Telmai monitors any source in data pipelines, but how do we do it?

Abstract
Telmai is designed to monitor data at any pipeline step, be it a source or a destination. And it does it at scale and with low latency. Our system is built upon architectural blocks which significantly differ from a typical homegrown system designed to monitor SQL databases/engines. Telmai, on the other hand, uses distributed compute via Spark and is highly optimized for monitoring data at a large scale.
This blog highlights some architectural decisions that helped us achieve scale, versatility, and efficiency.
Data monitoring requirements
Over the last decades, companies have embraced many new technologies in the data ecosystem for two reasons: to uncover newer use cases (revenue) or lower cost.
The former heavily depends on the reliability of the data, and the latter is always a consideration for everyone evaluating the tools that support the use case.

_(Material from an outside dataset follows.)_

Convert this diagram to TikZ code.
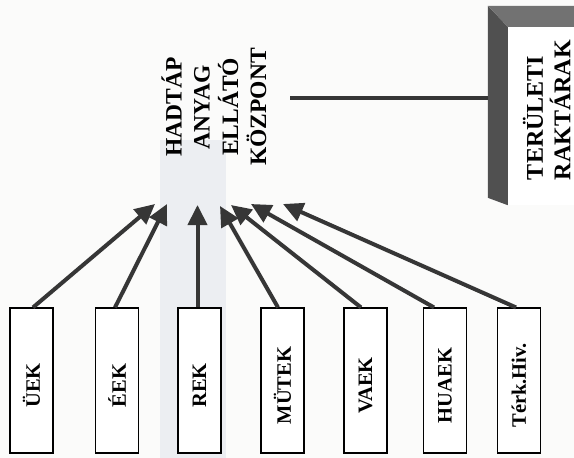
\documentclass[tikz,border=0pt]{standalone}
\usepackage{fontspec}
\setmainfont{Liberation Serif}
\usetikzlibrary{arrows.meta}

\definecolor{ink}{HTML}{363636}
\definecolor{sidedark}{HTML}{505050}
\definecolor{topgray}{HTML}{727272}
\definecolor{paper}{HTML}{FBFBFA}
\definecolor{band}{HTML}{ECEEF2}

% unit name set upright-rotated, sitting a little below the box centre
\newcommand\unitlabel[1]{\rotatebox{90}{#1\hspace{10pt}}}

\begin{document}
\begin{tikzpicture}[x=1pt,y=-1pt,
  unitbox/.style={draw=black, line width=1.1pt, fill=white,
    minimum width=43pt, minimum height=145pt, inner sep=0pt,
    font=\fontsize{20.5}{24}\selectfont\bfseries},
  feed/.style={draw=ink, line width=4pt, -{Triangle[length=20pt,width=19pt]}},
  link/.style={draw=ink, line width=4pt},
  bigtext/.style={inner sep=0pt, font=\fontsize{23.5}{28}\selectfont\bfseries},
  storetext/.style={inner sep=0pt, font=\fontsize{24}{22.5}\selectfont\bfseries},
]
\useasboundingbox (0,0) rectangle (574,458);
\clip (0,0) rectangle (574,458);
\fill[paper] (0,0) rectangle (574,458);
\fill[band] (160,140) rectangle (226,458);

% central depot
\node[bigtext] (hq) at (218,107)
  {\rotatebox{90}{\begin{tabular}{@{}c@{}}HADTÁP\\ANYAG\\ELLÁTÓ\\KÖZPONT\end{tabular}}};

% regional stores: front face with dark left and top faces
\node[minimum width=70pt, minimum height=178pt, inner sep=0pt, fill=white] (store) at (543,116) {};
\fill[sidedark] (store.north west) -- ++(-20,-21) coordinate (barTop)
  -- ++(0,192) coordinate (barBottom) -- (store.south west) -- cycle;
\fill[topgray] (store.north west) -- (barTop) -- ++(120,0) -- ++(0,21) -- cycle;
\node[storetext] (storelabel) at (550,110)
  {\rotatebox{90}{\begin{tabular}{@{}l@{}}TERÜLETI\\RAKTÁRAK\end{tabular}}};

% link between depot and stores
\coordinate (linkstart) at (290,98);
\draw[link] (linkstart) -- (linkstart -| barTop);

% supplying units
\node[unitbox] (u1) at (31.5,380.5) {\unitlabel{ÜEK}};
\node[unitbox] (u2) at (117,380.5) {\unitlabel{ÉEK}};
\node[unitbox] (u3) at (199.5,380.5) {\unitlabel{REK}};
\node[unitbox] (u4) at (282.5,380.5) {\unitlabel{MÜTEK}};
\node[unitbox] (u5) at (365.5,380.5) {\unitlabel{VAEK}};
\node[unitbox] (u6) at (445,380.5) {\unitlabel{HUAEK}};
\node[unitbox] (u7) at (519,380.5) {\unitlabel{Térk.Hiv.}};

% arrow tips below the depot
\coordinate (t1) at (155,204);
\coordinate (t2) at (167,204);
\coordinate (t3) at (197.5,205);
\coordinate (t4) at (220,206);
\coordinate (t5) at (231,205);
\coordinate (t6) at (251,204);
\coordinate (t7) at (283,204);

\draw[feed] ([xshift=1.5pt]u1.north) -- (t1);
\draw[feed] ([xshift=-2pt]u2.north) -- (t2);
\draw[feed] ([xshift=-2pt]u3.north) -- (t3);
\draw[feed] ([xshift=-4.5pt]u4.north) -- (t4);
\draw[feed] ([xshift=-4.5pt]u5.north) -- (t5);
\draw[feed] ([xshift=-11pt]u6.north) -- (t6);
\draw[feed] ([xshift=-3pt]u7.north) -- (t7);
\end{tikzpicture}
\end{document}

So when we were designing Telmai, the critical consideration was to build a system that is a step ahead in speed, scale, and costs required for these new data use cases. In this blog, we’d like to share some of the architectural decisions we went with.
Our requirements for building a robust monitoring system came down to:
- Shifting data monitoring to the left, in other words finding issues closest to their source in order to reduce MTTD and MTTR (mean time to detect and resolve)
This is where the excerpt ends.